Download the data used in the following code: (phlebitis.csv)

phlebitisdata = read.table("phlebitis.csv", header=T, sep=",")
attach(phlebitisdata)
phlebitisdata #This isn’t necessary, but you might want to see the data structure

aov.p = aov(Y~(factor(Treatment)*factor(Time))+Error(factor(Animal)),phlebitisdata )
summary(aov.p)

library(nlme) #activates the nlme library

interaction.plot (Time, factor(Treatment), Y, lty=c(1:3),lwd=2,ylab="mean of Y", xlab="time", trace.label="Treatment")
nestinginfo <- groupedData(Y ~ Treatment | Animal, data= phlebitisdata)
fit.compsym <- gls(Y ~ factor(Treatment)*factor(Time), data=nestinginfo, corr=corCompSymm(, form= ~ 1 | Animal))
fit.nostruct <- gls(Y ~ factor(Treatment)*factor(Time), data=nestinginfo, corr=corSymm(, form= ~ 1 | Animal), weights = varIdent(form = ~ 1 | Time))
fit.ar1 <- gls(Y ~ factor(Treatment)*factor(Time), data=nestinginfo, corr=corAR1(, form= ~ 1 | Animal))
fit.ar1het <- gls(Y ~ factor(Treatment)*factor(Time), data=nestinginfo, corr=corAR1(, form= ~ 1 | Animal), weights=varIdent(form = ~ 1 | Time))
anova(fit.compsym, fit.nostruct, fit.ar1, fit.ar1het) #compares the models
fit.ar1polytime <- gls(Y ~ factor(Treatment)*poly(Time, degree = 3), data=nestinginfo, corr=corAR1(, form= ~ 1 | Animal))

summary(fit.ar1polytime)

anova(fit.compsym)
anova(fit.ar1)
anova(fit.ar1polytime)
anova(fit.ar1polytime, fit.ar1)

detach(phlebitisdata)

Explanations of the Code

The data are in a “csv” file named phlebitis.csv.
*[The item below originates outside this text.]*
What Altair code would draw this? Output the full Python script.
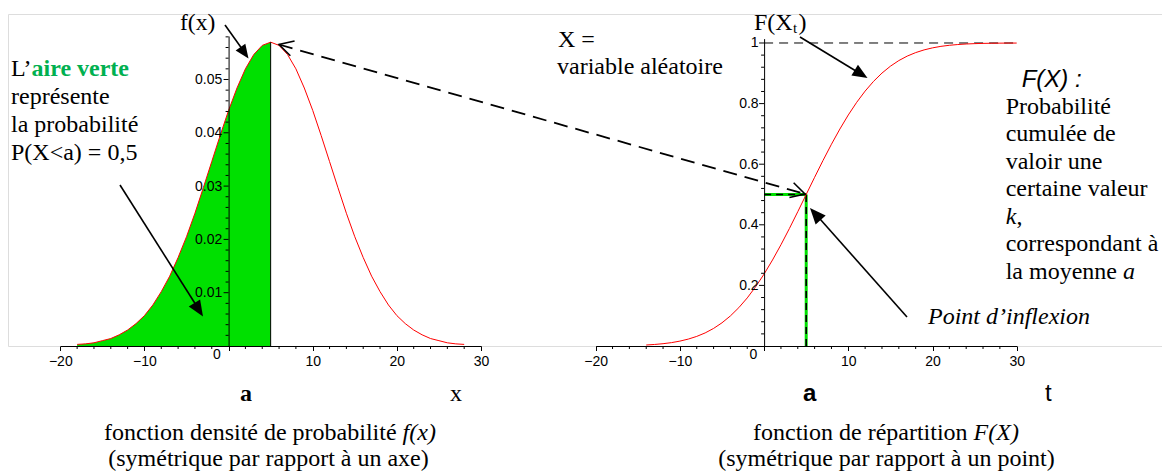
import altair as alt
import pandas as pd

# ---------------- data ----------------
dens_x = list(range(-18, 29))
dens_y = [0.0003, 0.0004, 0.0006, 0.0010, 0.0014, 0.0021, 0.0030, 0.0042, 0.0057, 0.0077,
          0.0102, 0.0131, 0.0166, 0.0205, 0.0249, 0.0297, 0.0346, 0.0395, 0.0442, 0.0484,
          0.0520, 0.0547, 0.0564, 0.0570, 0.0564, 0.0547, 0.0520, 0.0484, 0.0442, 0.0395,
          0.0346, 0.0297, 0.0249, 0.0205, 0.0166, 0.0131, 0.0102, 0.0077, 0.0057, 0.0042,
          0.0030, 0.0021, 0.0014, 0.0010, 0.0006, 0.0004, 0.0003]
cdf_x = list(range(-14, 31))
cdf_y = [0.0033, 0.0051, 0.0076, 0.0111, 0.0161, 0.0228, 0.0317, 0.0432, 0.0580, 0.0766,
         0.0993, 0.1266, 0.1587, 0.1957, 0.2375, 0.2839, 0.3341, 0.3875, 0.4432, 0.5000,
         0.5568, 0.6125, 0.6659, 0.7161, 0.7625, 0.8043, 0.8413, 0.8734, 0.9007, 0.9234,
         0.9420, 0.9568, 0.9683, 0.9772, 0.9839, 0.9889, 0.9924, 0.9949, 0.9967, 0.9979,
         0.9987, 0.9992, 0.9995, 0.9997, 0.9998]
mean_a = 5
peak = 0.0570
half = 0.5
cdf_top = 1.0

x_major = [-20, -10, 0, 10, 20, 30]
x_minor = [v for v in range(-18, 30, 2) if v % 10 != 0]
ly_major = [0.01, 0.02, 0.03, 0.04, 0.05]
ly_minor = [round(0.002 * i, 3) for i in range(1, 30) if i % 5 != 0]
ry_major = [0.2, 0.4, 0.6, 0.8, 1.0]
ry_minor = [round(0.04 * i, 2) for i in range(1, 25) if i % 5 != 0]

# ---------------- layout (view pixels) ----------------
TOP = 6
L_XDOM, L_XR = [-20, 30], [52.3, 473.0]
L_YDOM, L_YR = [0, 0.05816], [338 - TOP, 28 - TOP]
R_XDOM, R_XR = [-20, 30], [587.7, 1008.7]
R_YDOM, R_YR = [0, 1.0145], [338 - TOP, 30.6 - TOP]

SERIF = "Liberation Serif"
SANS = "Liberation Sans"
RED = "#FF0000"
GREEN = "#00E000"
TXTGREEN = "#00B050"


def axis_x():
    return alt.Axis(orient="bottom", values=x_major,
                    labelExpr="datum.value == 0 ? '' : datum.label",
                    tickSize=4.5, tickColor="black", domainColor="black",
                    labelFont=SANS, labelFontSize=14, labelColor="black",
                    labelPadding=4, labelFlush=False, labelOverlap=False,
                    grid=False, title=None, zindex=1)


def axis_y(vals, off, pad):
    return alt.Axis(orient="left", offset=off, values=vals, format="~g",
                    tickSize=5, tickOpacity=0, domainColor="black",
                    labelFont=SANS, labelFontSize=14, labelColor="black",
                    labelPadding=pad, labelOverlap=False, labelFlush=False,
                    grid=False, title=None, zindex=1)


LAX = axis_x()
LAY = axis_y(ly_major, -220.58, 1.8)
RAX = axis_x()
RAY = axis_y(ry_major, -756.1, 1.0)


def LX(f):
    return alt.X(f, type="quantitative", axis=LAX,
                 scale=alt.Scale(domain=L_XDOM, range=L_XR, nice=False, zero=False))


def LY(f):
    return alt.Y(f, type="quantitative", axis=LAY,
                 scale=alt.Scale(domain=L_YDOM, range=L_YR, nice=False, zero=False))


def RX(f):
    return alt.X(f, type="quantitative", axis=RAX,
                 scale=alt.Scale(domain=R_XDOM, range=R_XR, nice=False, zero=False))


def RY(f):
    return alt.Y(f, type="quantitative", axis=RAY,
                 scale=alt.Scale(domain=R_YDOM, range=R_YR, nice=False, zero=False))


dens = pd.DataFrame({"x": dens_x, "y": dens_y})
area_df = dens[dens["x"] <= mean_a]
cdf = pd.DataFrame({"x": cdf_x, "y": cdf_y})

# ---------------- left panel ----------------
l_area = alt.Chart(area_df).mark_area(color=GREEN, opacity=1).encode(x=LX("x"), y=LY("y"))
l_line = alt.Chart(dens).mark_line(color=RED, strokeWidth=1).encode(x=LX("x"), y=LY("y"))
l_mean = alt.Chart(pd.DataFrame({"x": [mean_a], "y": [0], "y2": [peak]})).mark_rule(
    color="black", strokeWidth=1).encode(x=LX("x"), y=LY("y"), y2="y2")
l_ymaj = alt.Chart(pd.DataFrame({"z": [0] * len(ly_major), "v": ly_major})).mark_rule(
    color="black", strokeWidth=1, xOffset=-5).encode(x=LX("z"), x2="z", y=LY("v"))
l_ymin = alt.Chart(pd.DataFrame({"z": [0] * len(ly_minor), "v": ly_minor})).mark_rule(
    color="black", strokeWidth=1, xOffset=-3).encode(x=LX("z"), x2="z", y=LY("v"))
l_xmin = alt.Chart(pd.DataFrame({"v": x_minor, "z": [0] * len(x_minor)})).mark_rule(
    color="black", strokeWidth=1, y2Offset=3).encode(x=LX("v"), y=LY("z"), y2="z")
l_zero = alt.Chart(pd.DataFrame({"x": [0], "y": [0], "t": ["0"]})).mark_text(
    font=SANS, fontSize=14, color="black", dx=-11.8, dy=9).encode(x=LX("x"), y=LY("y"), text="t:N")
left = alt.layer(l_area, l_line, l_mean, l_ymaj, l_ymin, l_xmin, l_zero)

# ---------------- right panel ----------------
r_top = alt.Chart(pd.DataFrame({"x": [0], "x2": [30], "y": [cdf_top]})).mark_rule(
    color="black", strokeWidth=1, strokeDash=[9, 6]).encode(x=RX("x"), x2="x2", y=RY("y"))
gh = pd.DataFrame({"x": [0], "x2": [mean_a], "y": [half]})
gv = pd.DataFrame({"x": [mean_a], "y": [0], "y2": [half]})
r_gh = alt.Chart(gh).mark_rule(color=GREEN, strokeWidth=3).encode(x=RX("x"), x2="x2", y=RY("y"))
r_gv = alt.Chart(gv).mark_rule(color=GREEN, strokeWidth=3).encode(x=RX("x"), y=RY("y"), y2="y2")
r_gh2 = alt.Chart(gh).mark_rule(color="black", strokeWidth=1.6, strokeDash=[7, 5]).encode(
    x=RX("x"), x2="x2", y=RY("y"))
r_gv2 = alt.Chart(gv).mark_rule(color="black", strokeWidth=1.6, strokeDash=[7, 5]).encode(
    x=RX("x"), y=RY("y"), y2="y2")
r_line = alt.Chart(cdf).mark_line(color=RED, strokeWidth=1).encode(x=RX("x"), y=RY("y"))
r_ymaj = alt.Chart(pd.DataFrame({"z": [0] * len(ry_major), "v": ry_major})).mark_rule(
    color="black", strokeWidth=1, xOffset=-5).encode(x=RX("z"), x2="z", y=RY("v"))
r_ymin = alt.Chart(pd.DataFrame({"z": [0] * len(ry_minor), "v": ry_minor})).mark_rule(
    color="black", strokeWidth=1, xOffset=-3).encode(x=RX("z"), x2="z", y=RY("v"))
r_xmin = alt.Chart(pd.DataFrame({"v": x_minor, "z": [0] * len(x_minor)})).mark_rule(
    color="black", strokeWidth=1, y2Offset=3).encode(x=RX("v"), y=RY("z"), y2="z")
r_zero = alt.Chart(pd.DataFrame({"x": [0], "y": [0], "t": ["0"]})).mark_text(
    font=SANS, fontSize=14, color="black", dx=-10.8, dy=9).encode(x=RX("x"), y=RY("y"), text="t:N")
right = alt.layer(r_top, r_gh, r_gv, r_gh2, r_gv2, r_line, r_ymaj, r_ymin, r_xmin, r_zero)

# ---------------- annotations (page pixel positions, shifted by margin + top padding) ----------------
MX = 8
MY = 8 + TOP


def PX(f):
    return alt.X(f, type="quantitative", scale=None, axis=None)


def PY(f):
    return alt.Y(f, type="quantitative", scale=None, axis=None)


def texts(rows, **kw):
    df = pd.DataFrame(rows, columns=["px", "py", "txt"])
    df["px"] = df["px"] - MX
    df["py"] = df["py"] - MY
    base = dict(align="left", baseline="alphabetic", font=SERIF, fontSize=24, color="black")
    base.update(kw)
    return alt.Chart(df).mark_text(**base).encode(x=PX("px"), y=PY("py"), text="txt:N")


def segs(rows, **kw):
    df = pd.DataFrame(rows, columns=["x", "y", "x2", "y2"])
    df[["x", "x2"]] = df[["x", "x2"]] - MX
    df[["y", "y2"]] = df[["y", "y2"]] - MY
    return alt.Chart(df).mark_rule(**kw).encode(x=PX("x"), y=PY("y"), x2="x2", y2="y2")


def heads(rows, shape, filled, **kw):
    df = pd.DataFrame(rows, columns=["x", "y", "ang", "s"])
    df["x"] = df["x"] - MX
    df["y"] = df["y"] - MY
    return alt.Chart(df).mark_point(shape=shape, filled=filled, color="black", opacity=1, **kw).encode(
        x=PX("x"), y=PY("y"), angle=alt.Angle("ang:Q", scale=None), size=alt.Size("s:Q", scale=None))


arrow_lines = segs([(225, 25, 245, 53), (120, 185, 196, 305), (800, 37, 860, 73.5),
                    (907, 317, 816, 214.5)], color="black", strokeWidth=1.6)
fill_heads = heads([(248.5, 58.5, 55.1, 28 ** 2), (203, 316.5, 57.6, 32 ** 2),
                    (867.5, 78, 31.3, 30 ** 2), (810, 208, 228.3, 32 ** 2)],
                   "M0,0L-1,-0.42L-1,0.42Z", True)
dash_line = segs([(279, 44.5, 805, 194)], color="black", strokeWidth=1.8, strokeDash=[14, 8])
open_heads = heads([(805, 194, 15.9, 28 ** 2), (279, 44.5, 195.9, 28 ** 2)],
                   "M-1,-0.55L0,0L-1,0.55", False, strokeWidth=1.6)

t_serif = texts([
    (11, 76, "L\u2019"),
    (11, 104, "représente"),
    (11, 132, "la probabilité"),
    (11, 160, "P(X<a) = 0,5"),
    (558, 47, "X ="),
    (557, 74, "variable aléatoire"),
    (754, 29.5, "F(X"),
    (798.5, 29.5, ")"),
    (1005.7, 113.5, "Probabilité"),
    (1005.7, 141, "cumulée de"),
    (1005.7, 168.5, "valoir une"),
    (1005.7, 196, "certaine valeur"),
    (1016.4, 223.5, ","),
    (1005.7, 251, "correspondant à"),
    (1005.7, 278.5, "la moyenne"),
    (104, 440, "fonction densité de probabilité"),
    (753, 440, "fonction de répartition"),
])
t_fx = texts([(180, 29.5, "f(x)")], fontSize=23.5)
t_sub = texts([(793, 33, "t")], fontSize=15)
t_green = texts([(31.5, 76, "aire verte")], fontWeight="bold", color=TXTGREEN)
t_ital = texts([
    (1005.7, 223.5, "k"),
    (1123, 278.5, "a"),
    (928, 323.5, "Point d\u2019inflexion"),
    (402.6, 440, "f(x)"),
    (973.6, 440, "F(X)"),
], fontStyle="italic")
t_center = texts([
    (456, 401, "x"),
    (268.5, 466, "(symétrique par rapport à un axe)"),
    (886.5, 466, "(symétrique par rapport à un point)"),
], align="center")
t_boldA = texts([(246, 401, "a")], align="center", fontWeight="bold")
t_sansA = texts([(809.7, 401, "a")], align="center", font=SANS, fontWeight="bold")
t_sansT = texts([(1048.4, 401, "t")], align="center", font=SANS)
t_FX = texts([(1021.7, 86.5, "F(X) :")], font=SANS, fontStyle="italic")

chart = alt.layer(
    left, right, dash_line, open_heads, arrow_lines, fill_heads,
    t_serif, t_fx, t_sub, t_green, t_ital, t_center, t_boldA, t_sansA, t_sansT, t_FX,
).resolve_scale(x="independent", y="independent").properties(
    width=1154, height=338 - TOP,
    autosize=alt.AutoSizeParams(type="none"),
    padding={"left": 0, "top": TOP, "right": 0, "bottom": 127},
).configure_view(stroke=None).configure(background="white")

chart.save("out.html", embed_options={"renderer": "svg", "actions": False})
The dataset includes variables named Treatment, Time, Animal, and Y.

The first line reads the data, indicating that the first row gives text variable names, and a “,” separates data value. The second line makes the variable names available to R commands and the last line removes them when finished working with phlebitis data. The next two lines have explanations given within the command lines.

The interaction.plot command created the Phlebitis Interaction Plot. The lty parameter assigned line types to the 3 treatment. If we have four treatments, for example, switch that to lty = c(1:4). The lwd = 2 parameter is optional. It increases the line widths. We did this to be sure that the line patterns (dashes, etc, could be seen).
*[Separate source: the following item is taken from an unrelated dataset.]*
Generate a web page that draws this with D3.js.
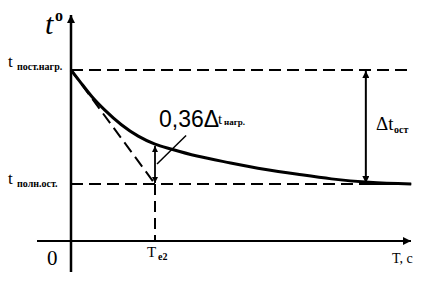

The command that starts nestinginfo defines the nesting property of animals within treatments. A “new” dataset is created that actually is the same as the original, but information about nesting is added. (Nesting means different subjects are used within differing levels of another factor.)

The gls commands define a basic model involving Treatment, Time and their interaction, along with the nesting and a correlation model. The factor specification orders R to treat Time and Treatment as categorical factors rather than regression type variables.

Two commands used to examine results are summary and anova.

The command summary(object name), where object name is a name attached to a gls analysis will give AIC and BIC values along with coefficient estimates. In the code, this was used only for the last fit (with polynomial trend), but it could have been used for any fit.
The command anova(object name) will give an analysis of variance for the gls with that object name.
The command anova(list of object names) – for example anova(fit.compsym, fit.nostruct, fit.ar1, fit.ar1het) will compare AIC and BIC values for the various models.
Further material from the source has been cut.